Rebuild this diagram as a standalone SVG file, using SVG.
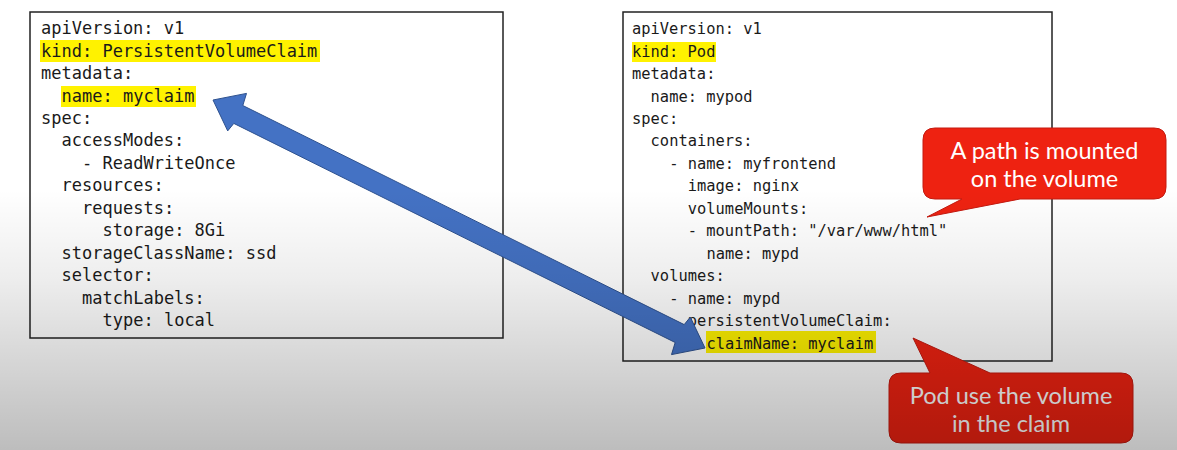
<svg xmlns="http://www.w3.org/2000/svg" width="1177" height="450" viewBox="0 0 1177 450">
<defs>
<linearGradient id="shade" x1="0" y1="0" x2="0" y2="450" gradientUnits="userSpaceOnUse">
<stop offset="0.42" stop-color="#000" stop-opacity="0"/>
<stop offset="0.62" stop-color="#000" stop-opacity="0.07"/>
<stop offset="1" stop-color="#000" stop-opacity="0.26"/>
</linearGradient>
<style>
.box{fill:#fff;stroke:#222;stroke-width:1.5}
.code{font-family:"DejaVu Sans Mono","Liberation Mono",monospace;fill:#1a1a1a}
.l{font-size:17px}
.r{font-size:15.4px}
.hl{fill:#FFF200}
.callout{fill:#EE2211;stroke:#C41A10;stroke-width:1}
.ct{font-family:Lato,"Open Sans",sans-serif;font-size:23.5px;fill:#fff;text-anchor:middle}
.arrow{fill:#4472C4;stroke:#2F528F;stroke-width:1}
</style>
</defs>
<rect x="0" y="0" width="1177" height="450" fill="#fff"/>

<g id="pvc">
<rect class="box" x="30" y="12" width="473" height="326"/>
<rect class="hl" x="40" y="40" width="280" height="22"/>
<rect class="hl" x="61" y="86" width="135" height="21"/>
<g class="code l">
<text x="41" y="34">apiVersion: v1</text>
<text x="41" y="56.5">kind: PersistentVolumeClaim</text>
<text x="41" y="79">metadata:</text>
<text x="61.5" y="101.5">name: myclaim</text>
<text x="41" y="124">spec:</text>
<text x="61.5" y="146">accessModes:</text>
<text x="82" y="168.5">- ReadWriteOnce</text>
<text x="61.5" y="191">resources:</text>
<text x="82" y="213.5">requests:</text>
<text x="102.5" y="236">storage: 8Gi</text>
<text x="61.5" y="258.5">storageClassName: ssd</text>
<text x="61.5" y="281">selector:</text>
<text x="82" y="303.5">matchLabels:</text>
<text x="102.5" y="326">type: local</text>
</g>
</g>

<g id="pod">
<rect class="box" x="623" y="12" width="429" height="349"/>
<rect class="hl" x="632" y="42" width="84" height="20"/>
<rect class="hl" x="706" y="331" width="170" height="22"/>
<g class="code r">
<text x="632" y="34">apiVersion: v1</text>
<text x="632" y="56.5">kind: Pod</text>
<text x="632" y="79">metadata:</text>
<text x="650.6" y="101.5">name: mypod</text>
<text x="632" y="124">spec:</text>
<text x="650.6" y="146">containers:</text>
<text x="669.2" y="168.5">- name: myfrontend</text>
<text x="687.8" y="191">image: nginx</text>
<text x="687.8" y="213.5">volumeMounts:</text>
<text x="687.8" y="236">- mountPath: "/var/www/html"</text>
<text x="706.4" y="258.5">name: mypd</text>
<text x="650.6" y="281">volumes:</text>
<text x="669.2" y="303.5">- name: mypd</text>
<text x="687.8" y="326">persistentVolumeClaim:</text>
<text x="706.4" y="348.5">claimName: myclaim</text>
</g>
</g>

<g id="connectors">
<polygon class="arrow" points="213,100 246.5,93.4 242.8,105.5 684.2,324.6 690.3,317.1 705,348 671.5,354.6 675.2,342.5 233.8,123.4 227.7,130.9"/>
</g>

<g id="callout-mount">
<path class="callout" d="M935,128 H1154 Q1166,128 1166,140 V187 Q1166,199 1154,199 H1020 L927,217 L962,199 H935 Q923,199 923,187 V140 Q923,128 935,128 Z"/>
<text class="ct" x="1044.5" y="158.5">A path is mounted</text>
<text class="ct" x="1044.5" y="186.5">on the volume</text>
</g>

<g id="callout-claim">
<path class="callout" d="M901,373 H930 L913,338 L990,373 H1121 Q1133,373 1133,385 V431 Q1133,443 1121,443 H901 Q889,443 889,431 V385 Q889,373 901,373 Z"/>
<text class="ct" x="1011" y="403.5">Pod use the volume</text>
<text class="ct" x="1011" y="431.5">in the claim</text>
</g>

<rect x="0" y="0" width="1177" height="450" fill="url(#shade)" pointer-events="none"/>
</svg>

* To be done
Return each line from the material above exactly, but not the pictures.

* Output of the exercise
Rebuild this diagram as a standalone SVG file, using SVG.
<svg xmlns="http://www.w3.org/2000/svg" width="1177" height="450" viewBox="0 0 1177 450">
<defs>
<linearGradient id="shade" x1="0" y1="0" x2="0" y2="450" gradientUnits="userSpaceOnUse">
<stop offset="0.42" stop-color="#000" stop-opacity="0"/>
<stop offset="0.62" stop-color="#000" stop-opacity="0.07"/>
<stop offset="1" stop-color="#000" stop-opacity="0.26"/>
</linearGradient>
<style>
.box{fill:#fff;stroke:#222;stroke-width:1.5}
.code{font-family:"DejaVu Sans Mono","Liberation Mono",monospace;fill:#1a1a1a}
.l{font-size:17px}
.r{font-size:15.4px}
.hl{fill:#FFF200}
.callout{fill:#EE2211;stroke:#C41A10;stroke-width:1}
.ct{font-family:Lato,"Open Sans",sans-serif;font-size:23.5px;fill:#fff;text-anchor:middle}
.arrow{fill:#4472C4;stroke:#2F528F;stroke-width:1}
</style>
</defs>
<rect x="0" y="0" width="1177" height="450" fill="#fff"/>

<g id="pvc">
<rect class="box" x="30" y="12" width="473" height="326"/>
<rect class="hl" x="40" y="40" width="280" height="22"/>
<rect class="hl" x="61" y="86" width="135" height="21"/>
<g class="code l">
<text x="41" y="34">apiVersion: v1</text>
<text x="41" y="56.5">kind: PersistentVolumeClaim</text>
<text x="41" y="79">metadata:</text>
<text x="61.5" y="101.5">name: myclaim</text>
<text x="41" y="124">spec:</text>
<text x="61.5" y="146">accessModes:</text>
<text x="82" y="168.5">- ReadWriteOnce</text>
<text x="61.5" y="191">resources:</text>
<text x="82" y="213.5">requests:</text>
<text x="102.5" y="236">storage: 8Gi</text>
<text x="61.5" y="258.5">storageClassName: ssd</text>
<text x="61.5" y="281">selector:</text>
<text x="82" y="303.5">matchLabels:</text>
<text x="102.5" y="326">type: local</text>
</g>
</g>

<g id="pod">
<rect class="box" x="623" y="12" width="429" height="349"/>
<rect class="hl" x="632" y="42" width="84" height="20"/>
<rect class="hl" x="706" y="331" width="170" height="22"/>
<g class="code r">
<text x="632" y="34">apiVersion: v1</text>
<text x="632" y="56.5">kind: Pod</text>
<text x="632" y="79">metadata:</text>
<text x="650.6" y="101.5">name: mypod</text>
<text x="632" y="124">spec:</text>
<text x="650.6" y="146">containers:</text>
<text x="669.2" y="168.5">- name: myfrontend</text>
<text x="687.8" y="191">image: nginx</text>
<text x="687.8" y="213.5">volumeMounts:</text>
<text x="687.8" y="236">- mountPath: "/var/www/html"</text>
<text x="706.4" y="258.5">name: mypd</text>
<text x="650.6" y="281">volumes:</text>
<text x="669.2" y="303.5">- name: mypd</text>
<text x="687.8" y="326">persistentVolumeClaim:</text>
<text x="706.4" y="348.5">claimName: myclaim</text>
</g>
</g>

<g id="connectors">
<polygon class="arrow" points="213,100 246.5,93.4 242.8,105.5 684.2,324.6 690.3,317.1 705,348 671.5,354.6 675.2,342.5 233.8,123.4 227.7,130.9"/>
</g>

<g id="callout-mount">
<path class="callout" d="M935,128 H1154 Q1166,128 1166,140 V187 Q1166,199 1154,199 H1020 L927,217 L962,199 H935 Q923,199 923,187 V140 Q923,128 935,128 Z"/>
<text class="ct" x="1044.5" y="158.5">A path is mounted</text>
<text class="ct" x="1044.5" y="186.5">on the volume</text>
</g>

<g id="callout-claim">
<path class="callout" d="M901,373 H930 L913,338 L990,373 H1121 Q1133,373 1133,385 V431 Q1133,443 1121,443 H901 Q889,443 889,431 V385 Q889,373 901,373 Z"/>
<text class="ct" x="1011" y="403.5">Pod use the volume</text>
<text class="ct" x="1011" y="431.5">in the claim</text>
</g>

<rect x="0" y="0" width="1177" height="450" fill="url(#shade)" pointer-events="none"/>
</svg>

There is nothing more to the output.